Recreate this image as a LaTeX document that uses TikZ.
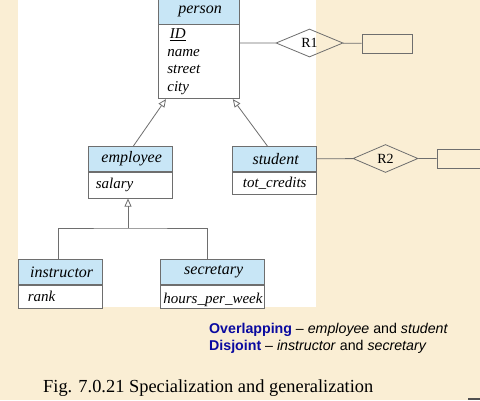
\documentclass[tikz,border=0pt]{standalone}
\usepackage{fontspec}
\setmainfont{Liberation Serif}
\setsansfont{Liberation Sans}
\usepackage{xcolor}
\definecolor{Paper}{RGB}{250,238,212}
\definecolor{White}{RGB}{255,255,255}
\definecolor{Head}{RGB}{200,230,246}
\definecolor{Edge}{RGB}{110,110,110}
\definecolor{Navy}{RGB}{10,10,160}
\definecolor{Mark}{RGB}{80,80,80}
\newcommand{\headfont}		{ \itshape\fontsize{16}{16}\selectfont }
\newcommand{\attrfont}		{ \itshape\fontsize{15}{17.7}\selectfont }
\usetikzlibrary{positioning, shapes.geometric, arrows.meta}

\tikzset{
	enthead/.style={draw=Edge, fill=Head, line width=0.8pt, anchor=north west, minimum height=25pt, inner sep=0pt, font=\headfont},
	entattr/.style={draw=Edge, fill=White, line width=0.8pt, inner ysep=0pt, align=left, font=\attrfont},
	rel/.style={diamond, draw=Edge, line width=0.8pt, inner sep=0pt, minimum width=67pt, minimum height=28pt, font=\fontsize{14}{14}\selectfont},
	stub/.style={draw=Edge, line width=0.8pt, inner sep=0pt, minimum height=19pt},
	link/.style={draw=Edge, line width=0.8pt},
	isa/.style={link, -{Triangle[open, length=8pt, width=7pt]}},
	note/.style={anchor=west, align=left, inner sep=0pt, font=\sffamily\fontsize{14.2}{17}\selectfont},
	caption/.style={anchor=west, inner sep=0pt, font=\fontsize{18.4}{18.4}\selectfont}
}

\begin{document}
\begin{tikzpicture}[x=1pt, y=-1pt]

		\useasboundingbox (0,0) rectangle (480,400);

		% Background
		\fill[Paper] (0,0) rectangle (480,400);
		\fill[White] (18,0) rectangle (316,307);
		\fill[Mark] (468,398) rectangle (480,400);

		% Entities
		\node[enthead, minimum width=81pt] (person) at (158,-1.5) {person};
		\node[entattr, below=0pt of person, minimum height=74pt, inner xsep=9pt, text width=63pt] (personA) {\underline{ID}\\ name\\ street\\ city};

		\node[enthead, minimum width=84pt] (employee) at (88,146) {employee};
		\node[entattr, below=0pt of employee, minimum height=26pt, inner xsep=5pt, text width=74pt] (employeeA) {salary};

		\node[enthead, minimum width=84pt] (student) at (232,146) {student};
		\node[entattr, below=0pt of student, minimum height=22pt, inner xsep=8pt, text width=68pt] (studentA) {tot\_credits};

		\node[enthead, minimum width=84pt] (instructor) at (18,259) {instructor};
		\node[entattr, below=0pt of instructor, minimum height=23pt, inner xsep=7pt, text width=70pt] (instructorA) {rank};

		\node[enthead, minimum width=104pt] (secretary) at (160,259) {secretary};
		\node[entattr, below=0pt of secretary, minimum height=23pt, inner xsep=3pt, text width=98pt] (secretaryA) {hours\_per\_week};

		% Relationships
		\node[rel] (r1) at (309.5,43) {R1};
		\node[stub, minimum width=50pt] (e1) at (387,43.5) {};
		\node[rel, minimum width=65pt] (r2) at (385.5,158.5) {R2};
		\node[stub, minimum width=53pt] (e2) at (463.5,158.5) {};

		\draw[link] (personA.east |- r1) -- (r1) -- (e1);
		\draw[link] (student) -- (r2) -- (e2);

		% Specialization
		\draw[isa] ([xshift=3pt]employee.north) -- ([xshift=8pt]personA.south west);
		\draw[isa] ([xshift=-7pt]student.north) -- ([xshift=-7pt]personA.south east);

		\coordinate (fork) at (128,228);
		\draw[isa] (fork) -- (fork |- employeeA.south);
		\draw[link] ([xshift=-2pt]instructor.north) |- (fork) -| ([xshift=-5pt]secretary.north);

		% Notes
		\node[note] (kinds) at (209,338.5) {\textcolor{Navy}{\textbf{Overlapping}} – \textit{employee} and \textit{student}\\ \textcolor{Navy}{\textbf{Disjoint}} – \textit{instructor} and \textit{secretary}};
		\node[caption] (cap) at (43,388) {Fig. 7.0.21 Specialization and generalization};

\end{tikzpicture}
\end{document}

§

» Work to be completed:
Restate the listing above word for word, and skip the pictures.

» Problem solution:
Recreate this image as a LaTeX document that uses TikZ.
\documentclass[tikz,border=0pt]{standalone}
\usepackage{fontspec}
\setmainfont{Liberation Serif}
\setsansfont{Liberation Sans}
\usepackage{xcolor}
\definecolor{Paper}{RGB}{250,238,212}
\definecolor{White}{RGB}{255,255,255}
\definecolor{Head}{RGB}{200,230,246}
\definecolor{Edge}{RGB}{110,110,110}
\definecolor{Navy}{RGB}{10,10,160}
\definecolor{Mark}{RGB}{80,80,80}
\newcommand{\headfont}		{ \itshape\fontsize{16}{16}\selectfont }
\newcommand{\attrfont}		{ \itshape\fontsize{15}{17.7}\selectfont }
\usetikzlibrary{positioning, shapes.geometric, arrows.meta}

\tikzset{
	enthead/.style={draw=Edge, fill=Head, line width=0.8pt, anchor=north west, minimum height=25pt, inner sep=0pt, font=\headfont},
	entattr/.style={draw=Edge, fill=White, line width=0.8pt, inner ysep=0pt, align=left, font=\attrfont},
	rel/.style={diamond, draw=Edge, line width=0.8pt, inner sep=0pt, minimum width=67pt, minimum height=28pt, font=\fontsize{14}{14}\selectfont},
	stub/.style={draw=Edge, line width=0.8pt, inner sep=0pt, minimum height=19pt},
	link/.style={draw=Edge, line width=0.8pt},
	isa/.style={link, -{Triangle[open, length=8pt, width=7pt]}},
	note/.style={anchor=west, align=left, inner sep=0pt, font=\sffamily\fontsize{14.2}{17}\selectfont},
	caption/.style={anchor=west, inner sep=0pt, font=\fontsize{18.4}{18.4}\selectfont}
}

\begin{document}
\begin{tikzpicture}[x=1pt, y=-1pt]

		\useasboundingbox (0,0) rectangle (480,400);

		% Background
		\fill[Paper] (0,0) rectangle (480,400);
		\fill[White] (18,0) rectangle (316,307);
		\fill[Mark] (468,398) rectangle (480,400);

		% Entities
		\node[enthead, minimum width=81pt] (person) at (158,-1.5) {person};
		\node[entattr, below=0pt of person, minimum height=74pt, inner xsep=9pt, text width=63pt] (personA) {\underline{ID}\\ name\\ street\\ city};

		\node[enthead, minimum width=84pt] (employee) at (88,146) {employee};
		\node[entattr, below=0pt of employee, minimum height=26pt, inner xsep=5pt, text width=74pt] (employeeA) {salary};

		\node[enthead, minimum width=84pt] (student) at (232,146) {student};
		\node[entattr, below=0pt of student, minimum height=22pt, inner xsep=8pt, text width=68pt] (studentA) {tot\_credits};

		\node[enthead, minimum width=84pt] (instructor) at (18,259) {instructor};
		\node[entattr, below=0pt of instructor, minimum height=23pt, inner xsep=7pt, text width=70pt] (instructorA) {rank};

		\node[enthead, minimum width=104pt] (secretary) at (160,259) {secretary};
		\node[entattr, below=0pt of secretary, minimum height=23pt, inner xsep=3pt, text width=98pt] (secretaryA) {hours\_per\_week};

		% Relationships
		\node[rel] (r1) at (309.5,43) {R1};
		\node[stub, minimum width=50pt] (e1) at (387,43.5) {};
		\node[rel, minimum width=65pt] (r2) at (385.5,158.5) {R2};
		\node[stub, minimum width=53pt] (e2) at (463.5,158.5) {};

		\draw[link] (personA.east |- r1) -- (r1) -- (e1);
		\draw[link] (student) -- (r2) -- (e2);

		% Specialization
		\draw[isa] ([xshift=3pt]employee.north) -- ([xshift=8pt]personA.south west);
		\draw[isa] ([xshift=-7pt]student.north) -- ([xshift=-7pt]personA.south east);

		\coordinate (fork) at (128,228);
		\draw[isa] (fork) -- (fork |- employeeA.south);
		\draw[link] ([xshift=-2pt]instructor.north) |- (fork) -| ([xshift=-5pt]secretary.north);

		% Notes
		\node[note] (kinds) at (209,338.5) {\textcolor{Navy}{\textbf{Overlapping}} – \textit{employee} and \textit{student}\\ \textcolor{Navy}{\textbf{Disjoint}} – \textit{instructor} and \textit{secretary}};
		\node[caption] (cap) at (43,388) {Fig. 7.0.21 Specialization and generalization};

\end{tikzpicture}
\end{document}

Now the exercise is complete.